My journey at QuEST started after I completed my studies from Hindustan College of Engineering, Chennai in the year 1997. As a young engineer, all that mattered to me was to make my mark in the industry. I first started as a shift engineer in a co-generation power plant and then went on to land my dream engineering job at QuEST in 2004.
Have things changed in the last 17 years?
Definitely! I first started my journey at QuEST as an engineer, went on to become a senior engineer where I started working on bigger projects. I then moved on to the role of a project leader where I learnt to manage my own team and currently I’m the technical manager. It is so fulfilling to see myself in the current role of technical manager where not only I am not just solving tech problems but I am also grooming future engineers for a brighter future.

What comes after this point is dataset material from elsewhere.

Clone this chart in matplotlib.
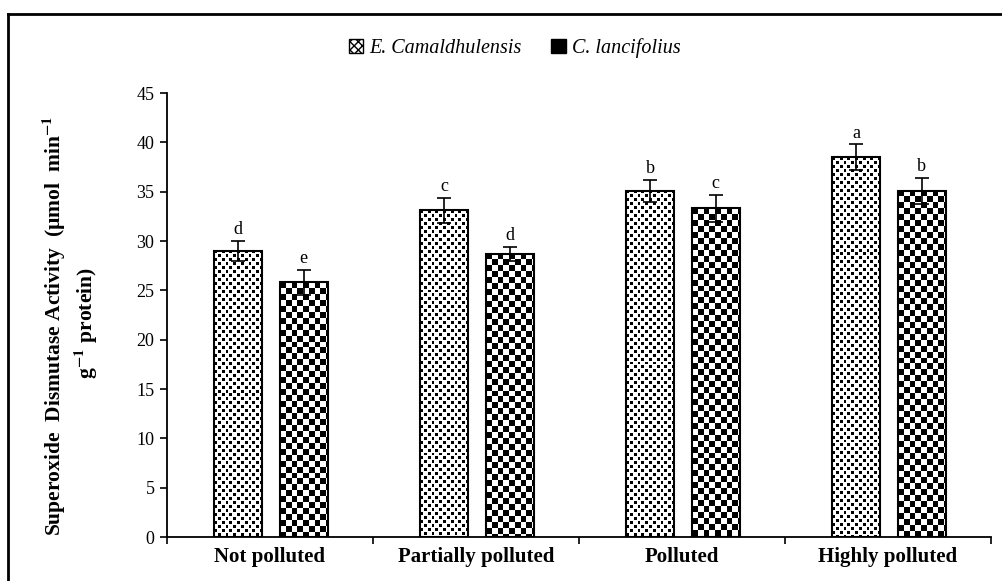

Apart from my role, one major change has been the way we work. After leaving my job at the site in 2004, I had always longed to work there again. Today, because of the advancements in technology rather than going to the plants, we have been monitoring and performing diagnostics of machineries from our offices and home locations for the past 6 years for oil and gas and power customers. This helps feel that we’re working from the plant itself and elevates us to the position of site extended support team.
Who has been your rock during a storm? An influence in your engineering journey.
In life it is always important to have a mentor who looks after you and makes you the best version of yourself. One such person for me has been Sunil Deshpande, the Global Sales Strategist at QuEST Global.
I remember working with him to win one of our customers. Each time I felt stuck or had questions, I knew the one person who would have answers was Sunil. I really admire his in-depth approach to everything. He’s actually helped me understand that while working on a project, it is really important to not just scratch the surface but to explore it fully. Because of this valuable lesson, there is a vast difference between the way I present my papers today and the way I did before.
Even today, during my presentations, he patiently listens and gives me pointers on how I can improve even further. I actually use a lot of his methodology and way of working to teach the engineers who are under my wing.
One lesson you learnt during your initial years?
Never rely on theoretical learning. I had always imagined myself to be a ‘Born to Engineer’ and thought I knew everything after college.
I’ll let you in on an embarrassing experience I had when I joined as a trainee Engineer in the year 1997. I saw a boiler feed pump which was pumping water at 105 degrees Celsius. At 105 degrees, I expected it to be steam and not boiling water. I immediately went to the Senior Engineer Operation and told him there was something wrong. My senior looked at me and suggested I go back home immediately and look at the saturated steam table.
Later that evening, when I went back home and researched, I realized that while learning I had missed a major detail. The boiling point of water increases along with the pressure. The 100 degrees Celsius boiling point is only with respect to the atmospheric pressure. I was so embarrassed that day.
Moral of the story: It is important to actually get on the field to see, understand and apply what we have learnt.
One piece of advice to young engineers
Today, as a technical manager I recruit new engineers for different projects and help them develop skills for those new projects. I do this because what I value most in life is the importance of knowledge. My advice to young engineers is simple – ‘Knowledge is your only strength’. Gain knowledge, share it with your team and grow together. That is the only way to succeed.
At QuEST, we organize weekly group knowledge sharing sessions so that each one can share their skills with the teams to grow continuously together.